## [Rows]
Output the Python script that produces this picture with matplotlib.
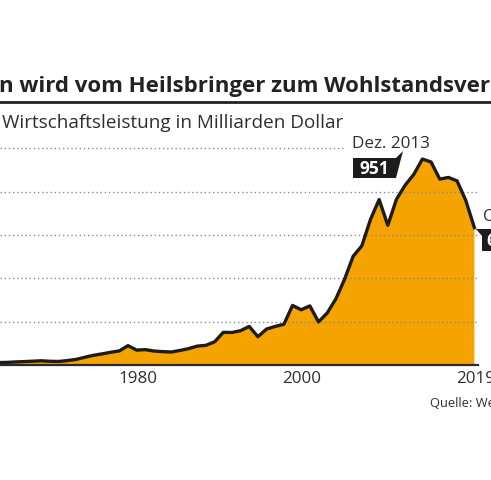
import matplotlib
matplotlib.use("Agg")
import matplotlib.pyplot as plt
from matplotlib.patches import Polygon

# ---------------- data ----------------
years = list(range(1960, 2020))
gdp = [14.0, 8.0, 8.9, 10.3, 11.2, 11.9, 14.1, 15.7, 17.5, 19.5,
       17.1, 16.4, 20.4, 25.7, 35.6, 44.6, 51.3, 58.7, 65.1, 89.4,
       68.8, 71.0, 64.5, 61.7, 60.0, 67.2, 75.7, 87.2, 90.9, 107.1,
       150.7, 150.0, 158.5, 178.0, 130.7, 166.0, 178.0, 188.0, 275.0, 255.0,
       273.0, 199.0, 240.0, 305.0, 395.0, 502.0, 550.0, 672.0, 764.0, 645.0,
       765.0, 830.0, 880.0, 951.0, 937.0, 858.0, 866.0, 850.0, 760.0, 634.0]
grid_values = [200, 400, 600, 800, 1000]
tick_labels = ["1980", "2000", "2019"]
tick_positions = [1980.1, 1999.1, 2019.1]

title = "n wird vom Heilsbringer zum Wohlstandsver"
subtitle = "Wirtschaftsleistung in Milliarden Dollar"
peak_label = "Dez. 2013"
peak_value = "951"
end_label = "Okt. 2019"
end_value = "634"
source = "Quelle: Weltbank"

ORANGE = "#F5A300"
DARK = "#1c1c1c"
TXT = "#2e2e2e"

W, H = 491, 480
fig = plt.figure(figsize=(W / 100, H / 100), dpi=100)
fig.patch.set_facecolor("white")
FONT = "Open Sans"
renderer = fig.canvas.get_renderer()


def fx(px):
    return px / W


def fy(py):
    return 1 - py / H


def fit(t, ref_text, target_px):
    """Scale font size of text t so that ref_text would span target_px."""
    orig = t.get_text()
    t.set_text(ref_text)
    for _ in range(3):
        w = t.get_window_extent(renderer).width
        t.set_fontsize(t.get_fontsize() * target_px / w)
    t.set_text(orig)


def year_at(px):
    return 1979 + (px - 128) / 8.66


# axes geometry in pixels
ax_left, ax_right = 0, 478
ax_top, ax_bottom = 148.4, 365
ax = fig.add_axes([fx(ax_left), fy(ax_bottom), fx(ax_right - ax_left),
                   (ax_bottom - ax_top) / H])
ax.set_xlim(year_at(ax_left), year_at(ax_right))
ax.set_ylim(0, 1000)
ax.set_facecolor("none")
for s in ax.spines.values():
    s.set_visible(False)
ax.set_yticks([])

ax.fill_between(years, 0, gdp, color=ORANGE, lw=0, zorder=1)
ax.plot(years, gdp, color=DARK, lw=2.4, zorder=4, solid_joinstyle="round")

for v in grid_values:
    xmax = 1.0
    if v == 1000:
        xmax = (343 - ax_left) / (ax_right - ax_left)
    ax.axhline(v, xmin=0, xmax=xmax, color="#8a8a8a", lw=1.0,
               linestyle=(0, (1, 2)), zorder=2, clip_on=False)
ax.axhline(0, color="#2a2a2a", lw=1.6, zorder=5, clip_on=False)

ax.set_xticks(tick_positions, tick_labels)
ax.tick_params(axis="x", length=0, pad=4, labelsize=12, labelcolor=TXT)
for lab in ax.get_xticklabels():
    lab.set_fontfamily(FONT)
fit(ax.get_xticklabels()[0], "1980", 39)
fs_tick = ax.get_xticklabels()[0].get_fontsize()
ax.tick_params(axis="x", labelsize=fs_tick)

# ---------------- texts ----------------
t = fig.text(fx(-1), fy(92), title, fontsize=16.5, fontweight="bold",
             family=FONT, color="#222222", ha="left", va="baseline")
fit(t, title, 492)
fig.add_artist(plt.Line2D([0, 1], [fy(101.7), fy(101.7)], color="#222222",
                          lw=2.0, transform=fig.transFigure))
t = fig.text(fx(2), fy(128), subtitle, fontsize=12.8, family=FONT,
             color=TXT, ha="left", va="baseline")
fit(t, subtitle, 341)

t = fig.text(fx(352), fy(148.5), peak_label, fontsize=12.2, family=FONT,
             color=TXT, ha="left", va="baseline")
fit(t, peak_label, 78)
fs_lab = t.get_fontsize()
fig.add_artist(Polygon([(fx(353), fy(158)), (fx(396), fy(158)),
                        (fx(403), fy(151)), (fx(396), fy(178)),
                        (fx(353), fy(178))], closed=True,
                       transform=fig.transFigure, facecolor=DARK,
                       edgecolor="none", zorder=6))
fig.text(fx(374), fy(168.5), peak_value, fontsize=12.5, family=FONT,
         fontweight="bold", color="white", ha="center", va="center", zorder=7)

fig.text(fx(483), fy(221), end_label, fontsize=fs_lab, family=FONT,
         color=TXT, ha="left", va="baseline")
fig.add_artist(Polygon([(fx(476), fy(229)), (fx(520), fy(229)),
                        (fx(520), fy(251)), (fx(482), fy(251)),
                        (fx(482), fy(236))], closed=True,
                       transform=fig.transFigure, facecolor=DARK,
                       edgecolor="none", zorder=6))
fig.text(fx(486), fy(240.5), end_value, fontsize=12.5, family=FONT,
         fontweight="bold", color="white", ha="left", va="center", zorder=7)

t = fig.text(fx(430), fy(407), source, fontsize=10.5, family=FONT,
             color=TXT, ha="left", va="baseline")
fit(t, "Quelle:", 42)

fig.savefig("out.png", dpi=100)
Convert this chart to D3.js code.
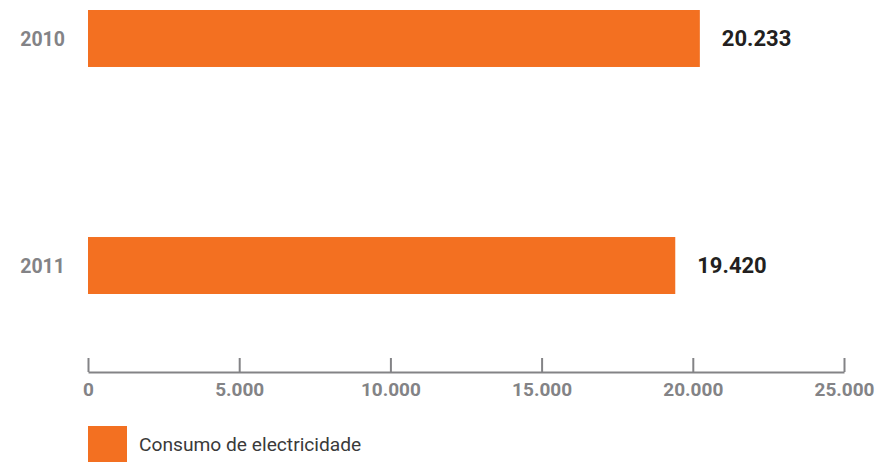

## [Short exercise]
Above are the records; repeat their lines from the first through the line containing "from matplotlib.patches import Polygon", and leave out each picture.

## [Result]
Output the Python script that produces this picture with matplotlib.
import matplotlib
matplotlib.use("Agg")
import matplotlib.pyplot as plt
from matplotlib.patches import Polygon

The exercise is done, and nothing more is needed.